Staffing Management

EEOC Sues Staffing Firms in Three Separate Cases

By Staff Report

Oct. 6, 2009


The Equal Employment Opportunity Commission sued three staffing firms in September in three separate lawsuits.


In one suit, filed September 15, the EEOC accused Adecco of failing to take appropriate action when female employees complained about sexual harassment at a client site.


The EEOC reported that Adecco assigned Veronica Jalpa and other women to Pittsburgh Plastics Manufacturing Inc. in Butler, Pennsylvania, and that a Pittsburgh Plastics supervisor sexually harassed them through sexual comments and touching. The EEOC said Jalpa asked for a different shift to avoid the supervisor but was fired by Adecco.


The agency also claimed another employee was compelled to quit because of ongoing sexual harassment. Adecco continued to assign women to the plant despite the sexually hostile work environment, according to the EEOC.


Adecco said in a statement it has a zero-tolerance policy toward discrimination by anyone—including its employees, associates and clients—and takes complaints seriously.


Adecco said Jalpa never informed the company of the incidents reported by the EEOC. The company said its records indicate Jalpa’s assignment was ended for frequent tardiness. However, she never informed Adecco of the problems even after the assignment ended, the company said.


The second person mentioned by the EEOC did inform Adecco of inappropriate conduct that may have occurred off site during non-working hours approximately one month after it occurred, the company said. Adecco reported it took action consistent with its policies and as required under law.


“Adecco has fully cooperated with the EEOC and we are disappointed that it has decided to take this course of action given the information that was made available to the agency,” Adecco wrote.


The EEOC said it earlier filed a lawsuit against Pittsburgh Plastics.


“As more companies use staffing agencies to recruit employees, it is vital that both the company and the staffing agency understand that they are each legally required to protect their employees from sexual harassment,” Debra Lawrence, acting regional attorney for the EEOC’s Philadelphia District Office, said in a statement.


In another case filed September 15, the EEOC sued Balance Financial Inc.


The suit claimed the company discriminated against a blind woman in Chicago because of her disability, according to the EEOC. The agency said the company made a job offer to the woman to work at its planned Chicago office and that she began performing services for them from home.


The EEOC said the company rescinded the job offer after finding out she was blind.
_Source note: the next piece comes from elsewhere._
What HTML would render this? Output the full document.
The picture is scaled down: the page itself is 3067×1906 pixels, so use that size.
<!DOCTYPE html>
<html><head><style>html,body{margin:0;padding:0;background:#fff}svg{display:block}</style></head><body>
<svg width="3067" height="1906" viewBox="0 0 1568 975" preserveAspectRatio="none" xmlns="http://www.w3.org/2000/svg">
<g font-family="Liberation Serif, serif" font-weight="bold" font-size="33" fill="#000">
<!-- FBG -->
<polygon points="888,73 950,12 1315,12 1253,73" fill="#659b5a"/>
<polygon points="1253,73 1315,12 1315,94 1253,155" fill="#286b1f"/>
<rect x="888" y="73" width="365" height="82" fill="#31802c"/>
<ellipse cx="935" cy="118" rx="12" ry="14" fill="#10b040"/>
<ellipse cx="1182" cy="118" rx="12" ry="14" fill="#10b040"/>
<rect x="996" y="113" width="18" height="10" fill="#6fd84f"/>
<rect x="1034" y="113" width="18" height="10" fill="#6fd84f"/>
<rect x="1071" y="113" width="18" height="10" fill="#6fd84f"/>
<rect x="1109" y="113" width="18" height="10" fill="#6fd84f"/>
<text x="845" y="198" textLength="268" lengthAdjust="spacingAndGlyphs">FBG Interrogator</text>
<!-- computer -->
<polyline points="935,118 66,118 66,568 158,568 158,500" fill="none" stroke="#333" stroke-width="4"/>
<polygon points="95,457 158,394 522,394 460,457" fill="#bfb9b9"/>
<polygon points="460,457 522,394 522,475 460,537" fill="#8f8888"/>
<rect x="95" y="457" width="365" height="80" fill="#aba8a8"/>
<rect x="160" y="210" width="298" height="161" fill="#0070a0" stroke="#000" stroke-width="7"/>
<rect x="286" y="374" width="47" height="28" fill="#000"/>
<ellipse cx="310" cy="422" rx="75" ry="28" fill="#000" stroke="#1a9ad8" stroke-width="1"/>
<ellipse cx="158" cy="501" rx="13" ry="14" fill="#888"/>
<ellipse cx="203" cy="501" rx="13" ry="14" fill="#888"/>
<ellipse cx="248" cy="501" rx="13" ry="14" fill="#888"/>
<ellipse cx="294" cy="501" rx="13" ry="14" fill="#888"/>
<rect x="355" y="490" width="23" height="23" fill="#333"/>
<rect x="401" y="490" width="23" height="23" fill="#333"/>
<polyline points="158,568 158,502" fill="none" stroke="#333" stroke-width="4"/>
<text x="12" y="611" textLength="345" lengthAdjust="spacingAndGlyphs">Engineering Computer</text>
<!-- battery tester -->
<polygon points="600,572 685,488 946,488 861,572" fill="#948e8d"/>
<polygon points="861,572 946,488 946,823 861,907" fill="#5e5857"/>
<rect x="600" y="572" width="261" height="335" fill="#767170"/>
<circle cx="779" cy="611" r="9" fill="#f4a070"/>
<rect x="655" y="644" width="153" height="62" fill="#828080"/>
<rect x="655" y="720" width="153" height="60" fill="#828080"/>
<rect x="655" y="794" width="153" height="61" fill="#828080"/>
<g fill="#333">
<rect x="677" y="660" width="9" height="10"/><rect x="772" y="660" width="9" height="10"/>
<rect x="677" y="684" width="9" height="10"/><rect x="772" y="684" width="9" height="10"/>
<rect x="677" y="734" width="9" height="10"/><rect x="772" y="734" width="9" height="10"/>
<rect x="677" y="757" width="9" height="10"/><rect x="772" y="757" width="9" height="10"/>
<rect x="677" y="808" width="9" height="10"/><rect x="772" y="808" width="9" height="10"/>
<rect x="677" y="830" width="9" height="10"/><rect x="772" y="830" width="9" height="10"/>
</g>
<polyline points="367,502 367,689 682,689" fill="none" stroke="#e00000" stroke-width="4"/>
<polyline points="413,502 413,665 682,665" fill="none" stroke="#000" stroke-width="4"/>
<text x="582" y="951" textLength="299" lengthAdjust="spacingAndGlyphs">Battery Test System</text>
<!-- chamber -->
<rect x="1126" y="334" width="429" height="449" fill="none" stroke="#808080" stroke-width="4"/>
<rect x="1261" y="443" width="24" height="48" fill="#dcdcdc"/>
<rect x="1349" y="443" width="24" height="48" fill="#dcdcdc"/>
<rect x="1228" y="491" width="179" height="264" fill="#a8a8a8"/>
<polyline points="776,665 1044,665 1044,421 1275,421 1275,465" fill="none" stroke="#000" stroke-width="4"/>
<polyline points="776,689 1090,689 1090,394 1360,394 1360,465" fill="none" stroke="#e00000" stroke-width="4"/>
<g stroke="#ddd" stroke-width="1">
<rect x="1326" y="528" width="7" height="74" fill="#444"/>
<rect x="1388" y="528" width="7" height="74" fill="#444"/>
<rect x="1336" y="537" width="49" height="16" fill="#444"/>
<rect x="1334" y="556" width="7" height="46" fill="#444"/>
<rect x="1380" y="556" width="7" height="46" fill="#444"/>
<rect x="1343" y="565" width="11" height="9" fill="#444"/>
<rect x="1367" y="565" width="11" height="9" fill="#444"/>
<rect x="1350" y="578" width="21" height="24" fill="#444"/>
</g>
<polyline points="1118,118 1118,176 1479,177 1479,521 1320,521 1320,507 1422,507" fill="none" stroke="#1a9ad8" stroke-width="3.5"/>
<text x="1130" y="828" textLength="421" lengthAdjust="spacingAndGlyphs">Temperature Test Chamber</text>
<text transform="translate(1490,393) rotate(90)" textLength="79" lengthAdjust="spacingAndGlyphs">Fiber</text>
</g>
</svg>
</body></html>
Balance has since ceased operations in Chicago. A court document identified the woman as Jocelyn Snower.


Melanie Damian, an attorney for Balance, said the woman was never employed by the company. Although offered a position, the woman did not fill out the paperwork to be hired and did not take a drug test, causing the offer to be withdrawn. In addition, the company no longer does business in Chicago and didn’t have the number of employees needed to be covered by the law in this instance.
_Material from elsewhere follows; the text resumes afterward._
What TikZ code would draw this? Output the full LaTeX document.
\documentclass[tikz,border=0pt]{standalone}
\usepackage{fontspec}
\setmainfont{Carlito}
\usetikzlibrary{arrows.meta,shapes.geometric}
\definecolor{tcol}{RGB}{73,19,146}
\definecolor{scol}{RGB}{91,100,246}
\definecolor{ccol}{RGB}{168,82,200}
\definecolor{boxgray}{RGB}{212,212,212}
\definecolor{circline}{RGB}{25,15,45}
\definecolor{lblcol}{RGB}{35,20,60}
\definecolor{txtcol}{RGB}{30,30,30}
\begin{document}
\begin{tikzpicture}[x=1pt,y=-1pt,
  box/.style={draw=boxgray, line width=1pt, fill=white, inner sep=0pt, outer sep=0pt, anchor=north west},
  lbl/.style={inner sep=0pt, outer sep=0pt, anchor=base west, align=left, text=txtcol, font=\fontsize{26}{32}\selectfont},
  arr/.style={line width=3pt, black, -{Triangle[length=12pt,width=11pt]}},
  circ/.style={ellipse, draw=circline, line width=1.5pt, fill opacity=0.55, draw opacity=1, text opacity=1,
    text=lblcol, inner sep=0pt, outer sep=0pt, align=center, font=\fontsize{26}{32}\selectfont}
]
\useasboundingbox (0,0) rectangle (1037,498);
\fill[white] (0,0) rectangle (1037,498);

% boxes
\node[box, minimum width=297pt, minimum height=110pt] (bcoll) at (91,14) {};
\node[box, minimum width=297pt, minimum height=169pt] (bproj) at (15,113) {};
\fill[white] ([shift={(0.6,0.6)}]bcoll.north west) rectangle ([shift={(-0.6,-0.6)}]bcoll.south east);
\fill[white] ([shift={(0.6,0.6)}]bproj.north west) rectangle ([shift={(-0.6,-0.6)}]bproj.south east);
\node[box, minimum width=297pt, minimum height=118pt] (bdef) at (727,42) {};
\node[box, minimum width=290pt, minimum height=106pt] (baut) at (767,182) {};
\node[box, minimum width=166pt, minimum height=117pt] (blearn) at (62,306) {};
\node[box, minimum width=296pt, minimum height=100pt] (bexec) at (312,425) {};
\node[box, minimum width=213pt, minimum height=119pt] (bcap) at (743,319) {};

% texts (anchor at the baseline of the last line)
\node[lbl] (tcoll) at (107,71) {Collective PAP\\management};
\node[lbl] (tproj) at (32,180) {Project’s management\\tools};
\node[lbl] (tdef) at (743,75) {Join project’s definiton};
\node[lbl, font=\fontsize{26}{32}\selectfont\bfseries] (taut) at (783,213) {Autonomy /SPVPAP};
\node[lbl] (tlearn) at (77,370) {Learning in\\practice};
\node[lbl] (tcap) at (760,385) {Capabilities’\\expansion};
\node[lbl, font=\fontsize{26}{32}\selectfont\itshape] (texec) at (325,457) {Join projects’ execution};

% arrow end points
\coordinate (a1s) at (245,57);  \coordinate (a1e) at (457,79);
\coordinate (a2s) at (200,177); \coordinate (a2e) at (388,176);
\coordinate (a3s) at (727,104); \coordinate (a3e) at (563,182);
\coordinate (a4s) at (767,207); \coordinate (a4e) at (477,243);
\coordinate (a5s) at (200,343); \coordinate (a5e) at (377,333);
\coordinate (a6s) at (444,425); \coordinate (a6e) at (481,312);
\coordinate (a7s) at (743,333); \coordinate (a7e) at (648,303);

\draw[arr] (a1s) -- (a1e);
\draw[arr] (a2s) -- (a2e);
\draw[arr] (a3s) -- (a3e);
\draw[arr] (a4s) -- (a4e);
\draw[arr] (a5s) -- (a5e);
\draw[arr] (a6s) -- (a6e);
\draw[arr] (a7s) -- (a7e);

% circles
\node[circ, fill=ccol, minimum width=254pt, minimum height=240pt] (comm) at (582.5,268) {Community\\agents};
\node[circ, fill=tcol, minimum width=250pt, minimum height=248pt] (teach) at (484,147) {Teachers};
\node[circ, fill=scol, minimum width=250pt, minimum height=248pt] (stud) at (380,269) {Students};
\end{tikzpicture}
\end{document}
“We think the case is without any basis,” Damian said. The company will be responding to the EEOC’s complaint, she said.


In a third suit, filed September 30, the EEOC sued Axiom Staffing Group Inc. and Axiom Staffing Group of Virginia Inc. for allegedly refusing to hire a woman because of her back impairment at the companies’ Hagerstown, Maryland, site.
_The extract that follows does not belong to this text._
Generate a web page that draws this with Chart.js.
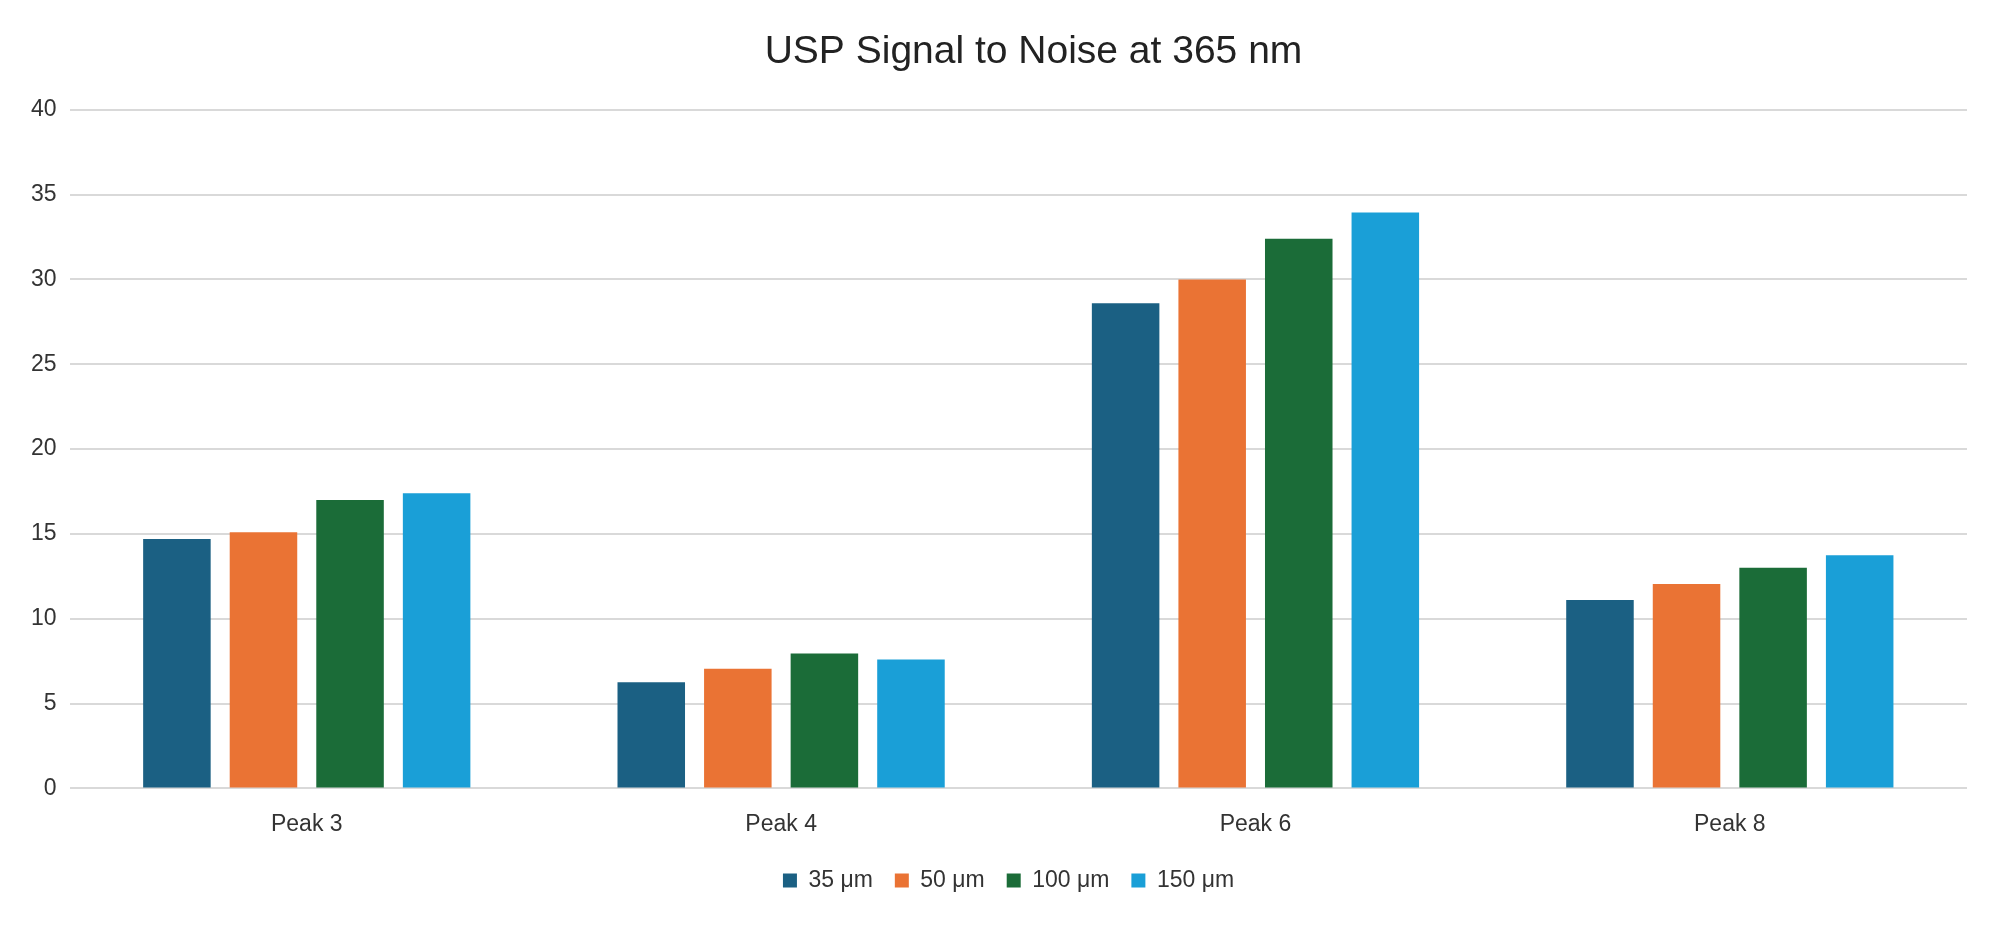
<!DOCTYPE html>
<html>
<head>
<meta charset="utf-8">
<script src="https://cdn.jsdelivr.net/npm/chart.js@4/dist/chart.umd.min.js"></script>
<style>
  html, body { margin: 0; padding: 0; background: #fff; }
  .chart-wrap { width: 2000px; height: 926px; }
</style>
</head>
<body>
<div class="chart-wrap"><canvas id="chart"></canvas></div>
<script>
const categories = ["Peak 3", "Peak 4", "Peak 6", "Peak 8"];
const seriesLabels = ["35 μm", "50 μm", "100 μm", "150 μm"];
const values35 = [14.7, 6.25, 28.6, 11.1];
const values50 = [15.1, 7.05, 30.0, 12.05];
const values100 = [17.0, 7.95, 32.4, 13.0];
const values150 = [17.4, 7.6, 33.95, 13.75];
const seriesColors = ["#1B6083", "#EA7334", "#1B6C38", "#1A9FD7"];
const yTicks = [0, 5, 10, 15, 20, 25, 30, 35, 40];

const fontFamily = "'Liberation Sans', Arial, sans-serif";
const textColor = "#333333";
const gridColor = "#d9d9d9";

const datasets = [values35, values50, values100, values150].map((data, i) => ({
  label: seriesLabels[i],
  data,
  backgroundColor: seriesColors[i],
  borderWidth: 0,
  categoryPercentage: 0.73,
  barPercentage: 0.78
}));

// title and legend sit a bit right of the canvas centre in the original
const shiftBlocks = {
  id: "shiftBlocks",
  afterLayout(chart) {
    if (chart.titleBlock) chart.titleBlock.left += 82;
    if (chart.legend) chart.legend.left += 32;
  }
};

new Chart(document.getElementById("chart"), {
  type: "bar",
  data: { labels: categories, datasets },
  plugins: [shiftBlocks],
  options: {
    responsive: true,
    maintainAspectRatio: false,
    animation: false,
    layout: { padding: { left: 18, right: 33, top: 0, bottom: 24 } },
    plugins: {
      title: {
        display: true,
        text: "USP Signal to Noise at 365 nm",
        color: "#222222",
        font: { family: fontFamily, size: 39, weight: "normal" },
        padding: { top: 29, bottom: 34 }
      },
      legend: {
        position: "bottom",
        labels: {
          color: textColor,
          font: { family: fontFamily, size: 23 },
          boxWidth: 14,
          boxHeight: 14,
          padding: 22
        }
      },
      tooltip: { enabled: false }
    },
    scales: {
      x: {
        grid: { display: false },
        border: { display: false },
        afterFit: (scale) => {
          scale.height -= 5;
        },
        ticks: {
          color: textColor,
          font: { family: fontFamily, size: 23 },
          padding: 14
        }
      },
      y: {
        min: 0,
        max: 40,
        afterBuildTicks: (axis) => {
          axis.ticks = yTicks.map((v) => ({ value: v }));
        },
        grid: { color: gridColor, lineWidth: 2, drawTicks: false },
        border: { display: false },
        ticks: {
          color: textColor,
          font: { family: fontFamily, size: 23 },
          padding: 13
        }
      }
    }
  }
});
</script>
</body>
</html>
The suit claims the woman, Deborah Reynolds, was told that she would be “too much of a liability because of her back,” according to the EEOC. A person at Axiom also allegedly told Reynolds that the staffing companies would never hire anyone with health problems because it “would be too burdensome to replace them should something happen,” according to the EEOC.


Reynolds said she could perform clerical or customer service duties as she had for years, but the companies’ representative would still not hire her because of her back, according to the EEOC.